Skoltech researchers have created a digital twin of a polymer composite material with a 2D sensor and successfully used it for structural integrity testing. The new technology can be used to manufacture various large structures, such as aircraft wings, wind turbine blades, and bridge spans, which are currently made of polymer composites. The layer of carbon nanotubes that the team inserted between the fiber-reinforced layers of the composite is so thin that adding a 2D sensor does not affect the thickness or overall design of an aircraft skin or other part. Defects in aircraft parts can be detected based on the changes in the electrical conductivity of the layer, and measurements can even be made during flight. This approach, called electrical impedance tomography, is a more efficient and less expensive alternative to fiber-optic sensors.

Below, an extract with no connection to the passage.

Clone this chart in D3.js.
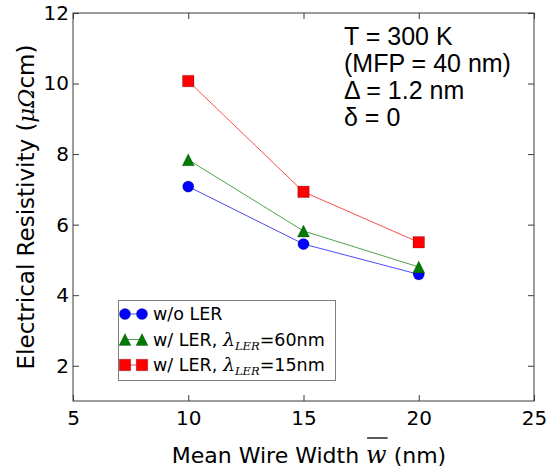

Two papers describing the results of the digital twin tests came out in Composite Structures and International Journal of Engineering Sciences.
Early detection of defects in a polymer composite part, such as an aircraft wing or the bottom of a yacht, is ensured by embedded fiber optic sensors. A change in the sensor’s signal indicates cracking or delamination — the most common failures in polymer composites.
Fiber-optic sensors have several drawbacks. First, the signal processing equipment is expensive. Second, these one-dimensional sensors can only detect defects along the fiber path. Third, fiber optic sensors tend to affect the strength of the material.
“A polymer composite consists of several layers of carbon or glass fibers impregnated with epoxy resin and sintered together. Their diameter is 5-10 microns, compared to 50-150 microns for optical fibers. To put this in perspective, increase these dimensions 1,000-fold and you will get a stack of pencils glued together, with something as large as a two-liter bottle of soda squeezed inside. Integrating this sensor without compromising the strength of the material and causing strain concentrations is a daunting task. In this example, a nanotube several tens of nanometers thick would be comparable to a thread that can be neatly concealed in a pencil box,” says Sergey Abaimov, the study’s principal investigator and a leading research scientist at Skoltech Petroleum.
Previously, Abaimov’s team had proposed an alternative to optical fibers by replacing one of the fiber layers in the composite with a layer of electrically conductive carbon nanotubes, which can act as a sensor to monitor the integrity of the part. In an earlier study, the researchers fabricated and strength-tested a sample of a modified composite and found that the nanotubes not only did not degrade the material’s properties, but actually improved them.
In their new study, the researchers tested the digital twin and found that a change in the electrical signal in a layer of nanotubes can help find defects in the composite. Such a 2D sensor has a much wider coverage than a 1D optical fiber, but deciphering its signal is a task in itself, which the team addressed by placing electrodes (in the model) along the sensor’s perimeter in order to measure the electrical potential. With more than two electrodes, the sensor becomes two-dimensional, eliminating the second drawback of fiber optics: Regardless of its location, a defect always falls within the sensor’s range. In addition, the signal processing equipment for electrical tomography is much less expensive than that for optical signals. A standard-issue electrical resistance multimeter is employed, it’s just that the multichannel model has to be used to accommodate many electrodes.
“Extracting fracture data from the multichannel electrode signal was the biggest challenge which we successfully overcame by training machine learning algorithms to detect defects. We used the voltage readings from the electrodes as input vectors in the machine learning model and directly predicted the spatial distribution of the defect using a voxel-based representation of the nanocomposite,” explains Iskander Akmanov, the lead author of the two new papers on the integrity monitoring technology and a Petroleum Engineering PhD student at Skoltech.
The researchers were successful in their efforts to ensure that machine learning would not only detect fracture defects, but also their locations, sizes, and shapes.
The team plans to test the new algorithms on a real object, such as a part of an aircraft wing, and implement the technology in the aircraft industry.
The research was supported under Skoltech’s Next Generation Program.